DuckDB parallelizes the workload based on row groups, i.e., groups of rows that are stored together at the storage level. A row group in DuckDB’s database format consists of max. 122,880 rows. Parallelism starts at the level of row groups, therefore, for a query to run on k threads, it needs to scan at least k * 122,880 rows.
Note that in certain cases DuckDB may launch too many threads (e.g., due to HyperThreading), which can lead to slowdowns. In these cases, it’s worth manually limiting the number of threads using
SET threads = X.
A key strength of DuckDB is support for larger-than-memory workloads, i.e., it is able to process data sets that are larger than the available system memory (also known as out-of-core processing). It can also run queries where the intermediate results cannot fit into memory. This section explains the prerequisites, scope, and known limitations of larger-than-memory processing in DuckDB.
Larger-than-memory workloads are supported by spilling to disk.
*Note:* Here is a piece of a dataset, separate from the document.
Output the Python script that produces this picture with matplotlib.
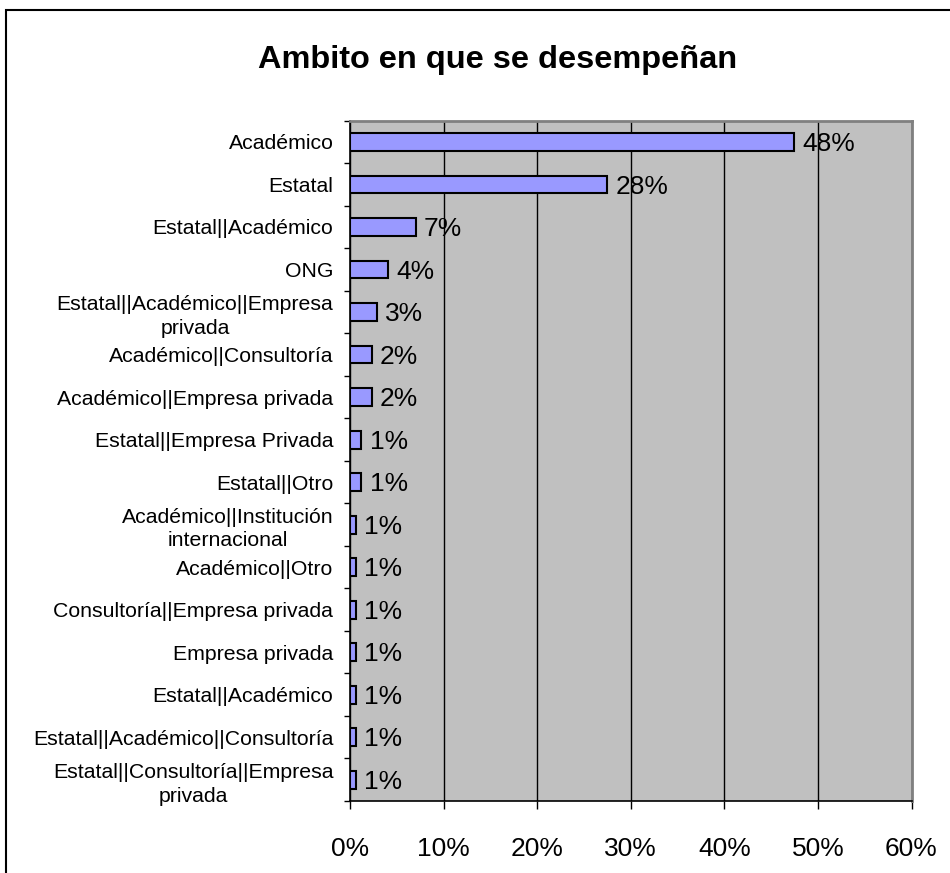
import numpy as np
import matplotlib
matplotlib.use("Agg")
import matplotlib.pyplot as plt
from matplotlib.patches import Rectangle

plt.rcParams["font.family"] = ["Liberation Sans", "DejaVu Sans"]

# data: share of respondents per sector (percent)
categories = [
    "Académico",
    "Estatal",
    "Estatal||Académico",
    "ONG",
    "Estatal||Académico||Empresa\nprivada",
    "Académico||Consultoría",
    "Académico||Empresa privada",
    "Estatal||Empresa Privada",
    "Estatal||Otro",
    "Académico||Institución\ninternacional",
    "Académico||Otro",
    "Consultoría||Empresa privada",
    "Empresa privada",
    "Estatal||Académico",
    "Estatal||Académico||Consultoría",
    "Estatal||Consultoría||Empresa\nprivada",
]
values = [47.4, 27.5, 7.0, 4.1, 2.9, 2.3, 2.3, 1.2, 1.2,
          0.6, 0.6, 0.6, 0.6, 0.6, 0.6, 0.6]
value_labels = ["48%", "28%", "7%", "4%", "3%", "2%", "2%", "1%", "1%",
                "1%", "1%", "1%", "1%", "1%", "1%", "1%"]
x_ticks = [0, 10, 20, 30, 40, 50, 60]

fig = plt.figure(figsize=(9.5, 8.73), dpi=100)
ax = fig.add_axes([350 / 950, 72 / 873, 561.5 / 950, 680.3 / 873])

# frame around the chart
fig.patches.append(Rectangle((6 / 950, -0.05), 1.0, 1 - 10 / 873 + 0.05,
                             transform=fig.transFigure, fill=False,
                             edgecolor="black", linewidth=1.5))

y = np.arange(len(categories))
ax.set_facecolor("#C0C0C0")
ax.barh(y, values, height=0.42, color="#9999FF", edgecolor="black",
        linewidth=1.5, zorder=3)

for yi, v, lab in zip(y, values, value_labels):
    ax.annotate(lab, (v, yi), xytext=(6, -1.5), textcoords="offset points",
                va="center", ha="left", fontsize=19, zorder=4)

ax.set_xlim(0, 60)
ax.set_ylim(len(categories) - 0.5, -0.5)
ax.set_xticks(x_ticks)
ax.set_xticklabels([f"{t}%" for t in x_ticks], fontsize=19)
ax.set_yticks(y)
ax.set_yticklabels(categories, fontsize=15.3, multialignment="center",
                   linespacing=1.32)
ax.set_yticks(np.arange(len(categories) + 1) - 0.5, minor=True)

ax.tick_params(axis="y", which="major", length=0, pad=12)
ax.tick_params(axis="y", which="minor", length=4, width=1, direction="out")
ax.tick_params(axis="x", length=6, width=1, direction="out", pad=20)

ax.grid(axis="x", color="black", linewidth=1, zorder=1)
ax.set_axisbelow(True)
for side in ["top", "right"]:
    ax.spines[side].set_color("#808080")
    ax.spines[side].set_linewidth(2)
for side in ["left", "bottom"]:
    ax.spines[side].set_color("black")
    ax.spines[side].set_linewidth(1.2)

fig.text(497.5 / 950, 1 - 60 / 873, "Ambito en que se desempeñan",
         ha="center", va="center", fontsize=23.4, fontweight="bold")

fig.savefig("out.png", dpi=100)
If DuckDB is connected to a persistent database file, DuckDB will create a temporary directory named
<database_file_name>.tmp when the available memory is no longer sufficient to continue processing.
If DuckDB is running in in-memory mode, it cannot use disk to offload data if it does not fit into main memory.
To enable offloading in the absence of a persistent database file, use the
SET temp_directory statement:
SET temp_directory = '/path/to/temp_dir.tmp/'
Some operators cannot output a single row until the last row of their input has been seen. These are called blocking operators as they require their entire input to be buffered, and are the most memory-instensive operators in relational database systems. The main blocking operators are the following:
OVER ... (PARTITION BY ... ORDER BY ...),
DuckDB supports larger-than-memory processing for all of these operators.
DuckDB strives to always complete workloads even if they are larger-than-memory. That said, there are some limitations at the moment:
- If multiple blocking operators appear in the same query, DuckDB may still throw an out-of-memory exception due to the complex interplay of these operators.
- Some aggregate functions, such as
string_agg(), do not support offloading to disk.
- Aggregate functions that use sorting are holistic, i.e., they need all inputs before the aggregation can start. As DuckDB cannot yet offload some complex intermediate aggregate states to disk, these functions can cause an out-of-memory exception when run on large data sets.
PIVOToperation internally uses the
list()function, therefore it is subject to the same limitation.
If your queries are not performing as well as expected, it’s worth studying their query plans:
EXPLAINto print the physical query plan without running the query.
EXPLAIN ANALYZEto run and profile the query. This will show the CPU time that each step in the query takes. Note that due to multi-threading, adding up the individual times will be larger than the total query processing time.
Query plans can point to the root of performance issues. A few general directions:
- Avoid nested loop joins in favor of hash joins.
- A scan that does not include a filter pushdown for a filter condition that is later applied performs unnecessary IO. Try rewriting the query to apply a pushdown.
- Bad join orders where the cardinality of an operator explodes to billions of tuples should be avoided at all costs.
Prepared statements can improve performance when running the same query many times, but with different parameters. When a statement is prepared, it completes several of the initial portions of the query execution process (parsing, planning, etc.) and caches their output. When it is executed, those steps can be skipped, improving performance. This is beneficial mostly for repeatedly running small queries (with a runtime of < 100ms) with different sets of parameters.
Note that it is not a primary design goal for DuckDB to quickly execute many small queries concurrently. Rather, it is optimized for running larger, less frequent queries.
DuckDB uses synchronous IO when reading remote files. This means that each DuckDB thread can make at most one HTTP request at a time. If a query must make many small requests over the network, increasing DuckDB’s
threads setting to larger than the total number of CPU cores (approx. 2-5 times CPU cores) can improve parallelism and performance.
DuckDB will perform best when reusing the same database connection many times. Disconnecting and reconnecting on every query will incur some overhead, which can reduce performance when running many small queries. DuckDB also caches some data and metadata in memory, and that cache is lost when the last open connection is closed. Frequently, a single connection will work best, but a connection pool may also be used.
Using multiple connections can parallelize some operations, although it is typically not necessary. DuckDB does attempt to parallelize as much as possible within each individual query, but it is not possible to parallelize in all cases. Making multiple connections can process more operations concurrently. This can be more helpful if DuckDB is not CPU limited, but instead bottlenecked by another resource like network transfer speed.
When importing or exporting data sets that are much larger than the available memory, out of memory errors may occur. In these cases, it’s worth setting the
preserve_insertion_order configuration option to
SET preserve_insertion_order = false;
This allows the systems to re-order any results that do not contain
ORDER BY clauses, potentially reducing memory usage.